Commonly, what you should tell your insurer, and when, will be in the policy booklet issued when you buy cover.
Don’t end up like one FOS complainant who had his claim for car theft turned down when the insurer found out that before renewal, he had been convicted of a drink driving offence but had failed to disclose it.
The customer, a Mr J, turned to the FOS, but after investigation it also rejected his complaint.
The FOS says: “We thought that any driver would know their insurer would consider the conviction and disqualification highly significant and would realise they had to disclose this when renewing their insurance.
“So we decided that in this particular case the firm acted reasonably in cancelling the insurance from the date of renewal.”
Difficulties with no-claims bonus
Each insurance company sets its own rules for how a no-claims bonus is applied. But these rules should be clearly explained to customers at the outset, says the FOS.
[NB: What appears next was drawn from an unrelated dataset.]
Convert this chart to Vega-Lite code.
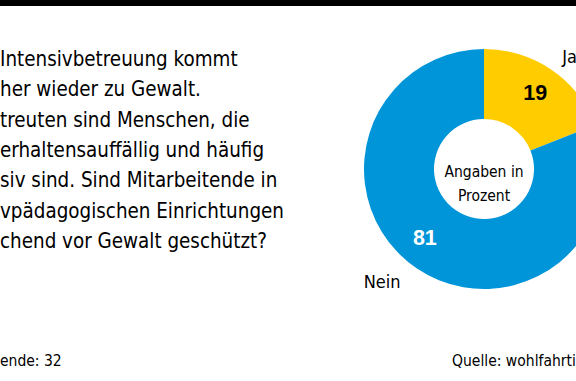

Martyn James, FOS spokesman, says: “Where we often see complaints in this area is when consumers’ feel insurance companies aren’t abiding by their own rules for applying a no claims bonus.
“So a motorist will think they have a certain amount of no-claims bonus but when they move to another insurance company, it turns out to be less than they thought.
“This can result in a financial loss for the motorist as the new insurer based the given premium on the amount of no-claims bonus stated.”
Details of how much no-claims bonus you have will be on the renewal notice issued by your current insurer.
Also, named drivers can build up no-claims bonus but often this only applies if the named driver goes on to take out a policy with that same insurer.
Motorists should check with their insurer to find out how it applies named driver no-claims bonus before shopping around for a new deal.